Exercise:
Every record must be repeated exactly; omit any pictures they contain.

Stored items from a collection:
★ ★ ★ ★ ★
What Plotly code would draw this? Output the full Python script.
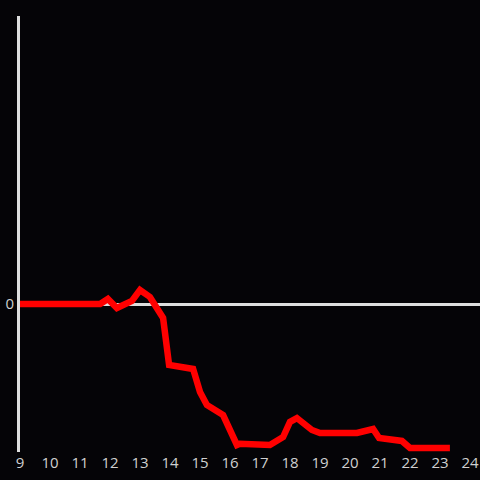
import plotly.graph_objects as go

hours = [9, 11.67, 11.93, 12.23, 12.73, 13.0, 13.33, 13.77, 13.97, 14.33, 14.77, 15.0,
         15.23, 15.77, 16.23, 16.33, 17.33, 17.77, 18.0, 18.23, 18.73, 19.0, 20.23,
         20.77, 20.97, 21.73, 22.0, 23.33]
values = [0, 0, 0.035, -0.028, 0.021, 0.097, 0.049, -0.097, -0.424, -0.437, -0.451, -0.611,
          -0.701, -0.771, -0.979, -0.97, -0.979, -0.924, -0.819, -0.792, -0.875, -0.896, -0.896,
          -0.868, -0.931, -0.951, -1.0, -1.0]
x_ticks = list(range(9, 25))

fig = go.Figure()
fig.add_trace(go.Scatter(x=hours, y=values, mode="lines",
                         line=dict(color="#ff0000", width=6.5), hoverinfo="skip"))

fig.update_layout(
    width=480, height=480,
    margin=dict(l=20, r=0, t=16, b=28),
    paper_bgcolor="#050407", plot_bgcolor="#050407",
    showlegend=False,
    font=dict(family="Open Sans", color="#d0d0d0", size=15),
    xaxis=dict(range=[9, 24 + 1 / 3], tickvals=x_ticks, ticktext=[str(t) for t in x_ticks],
               showgrid=False, zeroline=False, showline=False, ticks="", automargin=False),
    yaxis=dict(range=[-1.0278, 2], tickvals=[0], ticktext=["0"],
               showgrid=False, zeroline=True, zerolinecolor="#dedede", zerolinewidth=3,
               showline=True, linecolor="#dedede", linewidth=3, ticks="", automargin=False),
)
fig.write_html("out.html", config={"displayModeBar": False},
               post_script="document.body.style.margin='0';document.body.style.background='#050407';")
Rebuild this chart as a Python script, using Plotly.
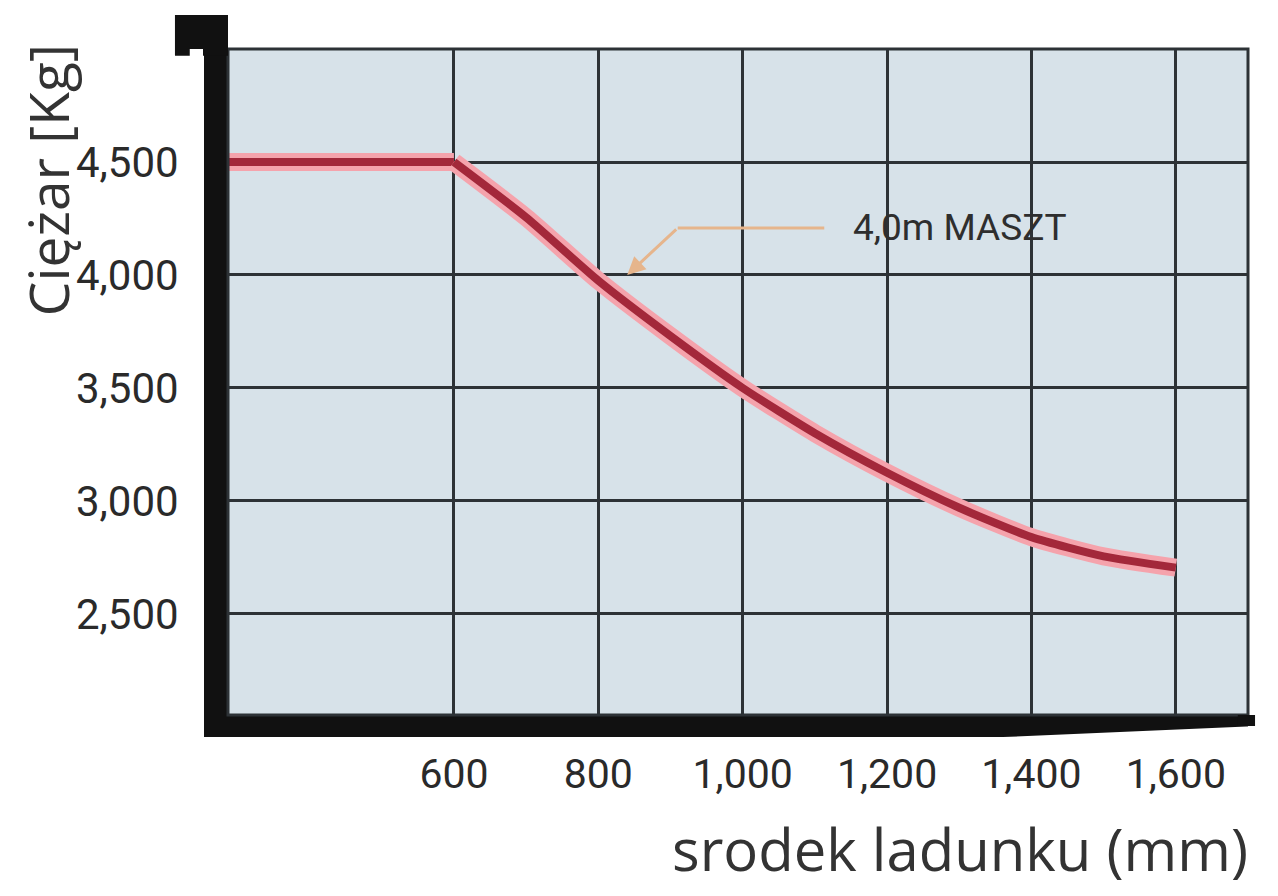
★ ★ ★ ★ ★
Task answer:
What Plotly code would draw this? Output the full Python script.
import plotly.graph_objects as go

hours = [9, 11.67, 11.93, 12.23, 12.73, 13.0, 13.33, 13.77, 13.97, 14.33, 14.77, 15.0,
         15.23, 15.77, 16.23, 16.33, 17.33, 17.77, 18.0, 18.23, 18.73, 19.0, 20.23,
         20.77, 20.97, 21.73, 22.0, 23.33]
values = [0, 0, 0.035, -0.028, 0.021, 0.097, 0.049, -0.097, -0.424, -0.437, -0.451, -0.611,
          -0.701, -0.771, -0.979, -0.97, -0.979, -0.924, -0.819, -0.792, -0.875, -0.896, -0.896,
          -0.868, -0.931, -0.951, -1.0, -1.0]
x_ticks = list(range(9, 25))

fig = go.Figure()
fig.add_trace(go.Scatter(x=hours, y=values, mode="lines",
                         line=dict(color="#ff0000", width=6.5), hoverinfo="skip"))

fig.update_layout(
    width=480, height=480,
    margin=dict(l=20, r=0, t=16, b=28),
    paper_bgcolor="#050407", plot_bgcolor="#050407",
    showlegend=False,
    font=dict(family="Open Sans", color="#d0d0d0", size=15),
    xaxis=dict(range=[9, 24 + 1 / 3], tickvals=x_ticks, ticktext=[str(t) for t in x_ticks],
               showgrid=False, zeroline=False, showline=False, ticks="", automargin=False),
    yaxis=dict(range=[-1.0278, 2], tickvals=[0], ticktext=["0"],
               showgrid=False, zeroline=True, zerolinecolor="#dedede", zerolinewidth=3,
               showline=True, linecolor="#dedede", linewidth=3, ticks="", automargin=False),
)
fig.write_html("out.html", config={"displayModeBar": False},
               post_script="document.body.style.margin='0';document.body.style.background='#050407';")
Rebuild this chart as a Python script, using Plotly.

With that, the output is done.